REQUEST :: Please output every line of the material as it stands, without the pictures.

AVAILABLE DATA ::
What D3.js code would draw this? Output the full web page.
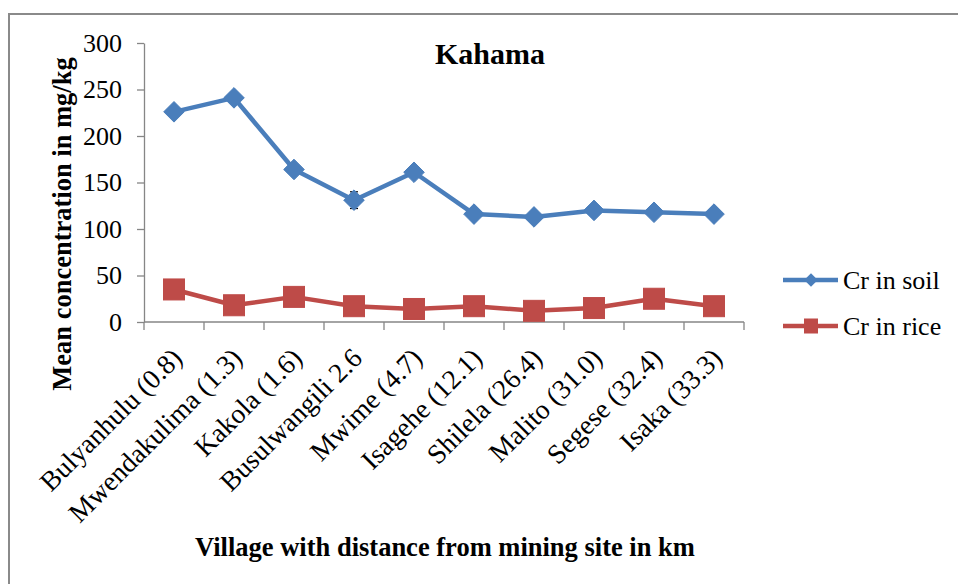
<!DOCTYPE html>
<html><head><meta charset="utf-8">
<script src="https://cdn.jsdelivr.net/npm/d3@7"></script>
<style>body{margin:0;background:#fff;}svg{display:block;}</style>
</head><body>
<svg id="c" width="958" height="584"></svg>
<script>
const villages = ["Bulyanhulu (0.8)","Mwendakulima (1.3)","Kakola (1.6)","Busulwangili 2.6","Mwime (4.7)","Isagehe (12.1)","Shilela (26.4)","Malito (31.0)","Segese (32.4)","Isaka (33.3)"];
const soilValues = [226, 241, 164, 131, 161, 116, 113, 120, 118, 116];
const soilErrors = [0, 0, 0, 9, 0, 0, 0, 0, 0, 0];
const riceValues = [35, 18, 27, 17, 14, 17, 12, 15, 25, 17];
const yTicks = [0, 50, 100, 150, 200, 250, 300];
const seriesNames = ["Cr in soil", "Cr in rice"];

const svg = d3.select("#c");
const serif = "'Liberation Serif','Times New Roman',serif";
const blue = "#4a7ebb", red = "#be4b48", axisCol = "#868686";

// outer border
svg.append("path").attr("d","M9,600 V14 H970").attr("fill","none").attr("stroke","#8a8a8a").attr("stroke-width",2);

const x0 = 144, x1 = 744, yTop = 43, yBot = 322;
const xBand = d3.scaleBand().domain(villages).range([x0, x1]);
const x = d => xBand(d) + xBand.bandwidth()/2;
const y = d3.scaleLinear().domain([0, 300]).range([yBot, yTop]);

// y axis
const ya = svg.append("g").attr("transform",`translate(${x0},0)`)
  .call(d3.axisLeft(y).tickValues(yTicks).tickSize(7).tickPadding(15).tickSizeOuter(0));
ya.select(".domain").attr("stroke",axisCol).attr("stroke-width",1.3);
ya.selectAll(".tick line").attr("stroke",axisCol).attr("stroke-width",1.3);
ya.selectAll("text").attr("font-family",serif).attr("font-size",26).attr("fill","#000");

// x axis
svg.append("line").attr("x1",x0).attr("x2",x1).attr("y1",yBot).attr("y2",yBot).attr("stroke",axisCol).attr("stroke-width",1.3);
const bounds = villages.map(v => xBand(v)).concat([x1]);
svg.selectAll(".xt").data(bounds).enter().append("line")
  .attr("x1",d=>d).attr("x2",d=>d).attr("y1",yBot).attr("y2",yBot+8).attr("stroke",axisCol).attr("stroke-width",1.3);
svg.selectAll(".xl").data(villages).enter().append("text")
  .attr("transform",d=>`translate(${x(d)+3},${yBot+31}) rotate(-45)`)
  .attr("text-anchor","end").attr("font-family",serif).attr("font-size",27.5).attr("fill","#000")
  .attr("dy","0.35em").text(d=>d);

// lines
const line = d3.line().x((d,i)=>x(villages[i])).y(d=>y(d));
svg.append("path").datum(soilValues).attr("d",line).attr("fill","none").attr("stroke",blue).attr("stroke-width",4.5).attr("stroke-linejoin","round");
svg.append("path").datum(riceValues).attr("d",line).attr("fill","none").attr("stroke",red).attr("stroke-width",4.5).attr("stroke-linejoin","round");

// error bars
soilValues.forEach((v,i)=>{
  const e = soilErrors[i]; if(!e) return;
  const cx = x(villages[i]);
  const g = svg.append("g").attr("stroke","#000").attr("stroke-width",1.2);
  g.append("line").attr("x1",cx).attr("x2",cx).attr("y1",y(v+e)).attr("y2",y(v-e));
  g.append("line").attr("x1",cx-4).attr("x2",cx+4).attr("y1",y(v+e)).attr("y2",y(v+e));
  g.append("line").attr("x1",cx-4).attr("x2",cx+4).attr("y1",y(v-e)).attr("y2",y(v-e));
});

// markers
const dia = d3.symbol().type(d3.symbolDiamond2).size(270);
svg.selectAll(".ds").data(soilValues).enter().append("path")
  .attr("d",dia).attr("transform",(d,i)=>`translate(${x(villages[i])},${y(d)})`)
  .attr("fill",blue).attr("stroke",blue).attr("stroke-width",1);
svg.selectAll(".rs").data(riceValues).enter().append("rect")
  .attr("x",(d,i)=>x(villages[i])-10.5).attr("y",d=>y(d)-10.5).attr("width",21).attr("height",21)
  .attr("fill",red).attr("stroke",red).attr("stroke-width",1);

// title
svg.append("text").attr("x",490).attr("y",64).attr("text-anchor","middle").attr("font-family",serif)
  .attr("font-weight","bold").attr("font-size",30).text("Kahama");

// axis titles
svg.append("text").attr("transform","translate(71,224) rotate(-90)").attr("text-anchor","middle")
  .attr("font-family",serif).attr("font-weight","bold").attr("font-size",26.5).text("Mean concentration in mg/kg");
svg.append("text").attr("x",445).attr("y",556).attr("text-anchor","middle")
  .attr("font-family",serif).attr("font-weight","bold").attr("font-size",26.5)
  .text("Village with distance from mining site in km");

// legend
const lg = [{name:seriesNames[0], c:blue, t:"d", ly:280},{name:seriesNames[1], c:red, t:"s", ly:326}];
lg.forEach(l=>{
  svg.append("line").attr("x1",783).attr("x2",838).attr("y1",l.ly).attr("y2",l.ly).attr("stroke",l.c).attr("stroke-width",4.5);
  if(l.t==="d") svg.append("path").attr("d",d3.symbol().type(d3.symbolDiamond2).size(115)).attr("transform",`translate(811,${l.ly})`).attr("fill",l.c);
  else svg.append("rect").attr("x",811-7).attr("y",l.ly-7.5).attr("width",14).attr("height",15).attr("fill",l.c);
  svg.append("text").attr("x",843).attr("y",l.ly).attr("dy","0.35em").attr("font-family",serif).attr("font-size",26).text(l.name);
});
</script>
</body></html>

EXERCISE OUTPUT ::
What D3.js code would draw this? Output the full web page.
<!DOCTYPE html>
<html><head><meta charset="utf-8">
<script src="https://cdn.jsdelivr.net/npm/d3@7"></script>
<style>body{margin:0;background:#fff;}svg{display:block;}</style>
</head><body>
<svg id="c" width="958" height="584"></svg>
<script>
const villages = ["Bulyanhulu (0.8)","Mwendakulima (1.3)","Kakola (1.6)","Busulwangili 2.6","Mwime (4.7)","Isagehe (12.1)","Shilela (26.4)","Malito (31.0)","Segese (32.4)","Isaka (33.3)"];
const soilValues = [226, 241, 164, 131, 161, 116, 113, 120, 118, 116];
const soilErrors = [0, 0, 0, 9, 0, 0, 0, 0, 0, 0];
const riceValues = [35, 18, 27, 17, 14, 17, 12, 15, 25, 17];
const yTicks = [0, 50, 100, 150, 200, 250, 300];
const seriesNames = ["Cr in soil", "Cr in rice"];

const svg = d3.select("#c");
const serif = "'Liberation Serif','Times New Roman',serif";
const blue = "#4a7ebb", red = "#be4b48", axisCol = "#868686";

// outer border
svg.append("path").attr("d","M9,600 V14 H970").attr("fill","none").attr("stroke","#8a8a8a").attr("stroke-width",2);

const x0 = 144, x1 = 744, yTop = 43, yBot = 322;
const xBand = d3.scaleBand().domain(villages).range([x0, x1]);
const x = d => xBand(d) + xBand.bandwidth()/2;
const y = d3.scaleLinear().domain([0, 300]).range([yBot, yTop]);

// y axis
const ya = svg.append("g").attr("transform",`translate(${x0},0)`)
  .call(d3.axisLeft(y).tickValues(yTicks).tickSize(7).tickPadding(15).tickSizeOuter(0));
ya.select(".domain").attr("stroke",axisCol).attr("stroke-width",1.3);
ya.selectAll(".tick line").attr("stroke",axisCol).attr("stroke-width",1.3);
ya.selectAll("text").attr("font-family",serif).attr("font-size",26).attr("fill","#000");

// x axis
svg.append("line").attr("x1",x0).attr("x2",x1).attr("y1",yBot).attr("y2",yBot).attr("stroke",axisCol).attr("stroke-width",1.3);
const bounds = villages.map(v => xBand(v)).concat([x1]);
svg.selectAll(".xt").data(bounds).enter().append("line")
  .attr("x1",d=>d).attr("x2",d=>d).attr("y1",yBot).attr("y2",yBot+8).attr("stroke",axisCol).attr("stroke-width",1.3);
svg.selectAll(".xl").data(villages).enter().append("text")
  .attr("transform",d=>`translate(${x(d)+3},${yBot+31}) rotate(-45)`)
  .attr("text-anchor","end").attr("font-family",serif).attr("font-size",27.5).attr("fill","#000")
  .attr("dy","0.35em").text(d=>d);

// lines
const line = d3.line().x((d,i)=>x(villages[i])).y(d=>y(d));
svg.append("path").datum(soilValues).attr("d",line).attr("fill","none").attr("stroke",blue).attr("stroke-width",4.5).attr("stroke-linejoin","round");
svg.append("path").datum(riceValues).attr("d",line).attr("fill","none").attr("stroke",red).attr("stroke-width",4.5).attr("stroke-linejoin","round");

// error bars
soilValues.forEach((v,i)=>{
  const e = soilErrors[i]; if(!e) return;
  const cx = x(villages[i]);
  const g = svg.append("g").attr("stroke","#000").attr("stroke-width",1.2);
  g.append("line").attr("x1",cx).attr("x2",cx).attr("y1",y(v+e)).attr("y2",y(v-e));
  g.append("line").attr("x1",cx-4).attr("x2",cx+4).attr("y1",y(v+e)).attr("y2",y(v+e));
  g.append("line").attr("x1",cx-4).attr("x2",cx+4).attr("y1",y(v-e)).attr("y2",y(v-e));
});

// markers
const dia = d3.symbol().type(d3.symbolDiamond2).size(270);
svg.selectAll(".ds").data(soilValues).enter().append("path")
  .attr("d",dia).attr("transform",(d,i)=>`translate(${x(villages[i])},${y(d)})`)
  .attr("fill",blue).attr("stroke",blue).attr("stroke-width",1);
svg.selectAll(".rs").data(riceValues).enter().append("rect")
  .attr("x",(d,i)=>x(villages[i])-10.5).attr("y",d=>y(d)-10.5).attr("width",21).attr("height",21)
  .attr("fill",red).attr("stroke",red).attr("stroke-width",1);

// title
svg.append("text").attr("x",490).attr("y",64).attr("text-anchor","middle").attr("font-family",serif)
  .attr("font-weight","bold").attr("font-size",30).text("Kahama");

// axis titles
svg.append("text").attr("transform","translate(71,224) rotate(-90)").attr("text-anchor","middle")
  .attr("font-family",serif).attr("font-weight","bold").attr("font-size",26.5).text("Mean concentration in mg/kg");
svg.append("text").attr("x",445).attr("y",556).attr("text-anchor","middle")
  .attr("font-family",serif).attr("font-weight","bold").attr("font-size",26.5)
  .text("Village with distance from mining site in km");

// legend
const lg = [{name:seriesNames[0], c:blue, t:"d", ly:280},{name:seriesNames[1], c:red, t:"s", ly:326}];
lg.forEach(l=>{
  svg.append("line").attr("x1",783).attr("x2",838).attr("y1",l.ly).attr("y2",l.ly).attr("stroke",l.c).attr("stroke-width",4.5);
  if(l.t==="d") svg.append("path").attr("d",d3.symbol().type(d3.symbolDiamond2).size(115)).attr("transform",`translate(811,${l.ly})`).attr("fill",l.c);
  else svg.append("rect").attr("x",811-7).attr("y",l.ly-7.5).attr("width",14).attr("height",15).attr("fill",l.c);
  svg.append("text").attr("x",843).attr("y",l.ly).attr("dy","0.35em").attr("font-family",serif).attr("font-size",26).text(l.name);
});
</script>
</body></html>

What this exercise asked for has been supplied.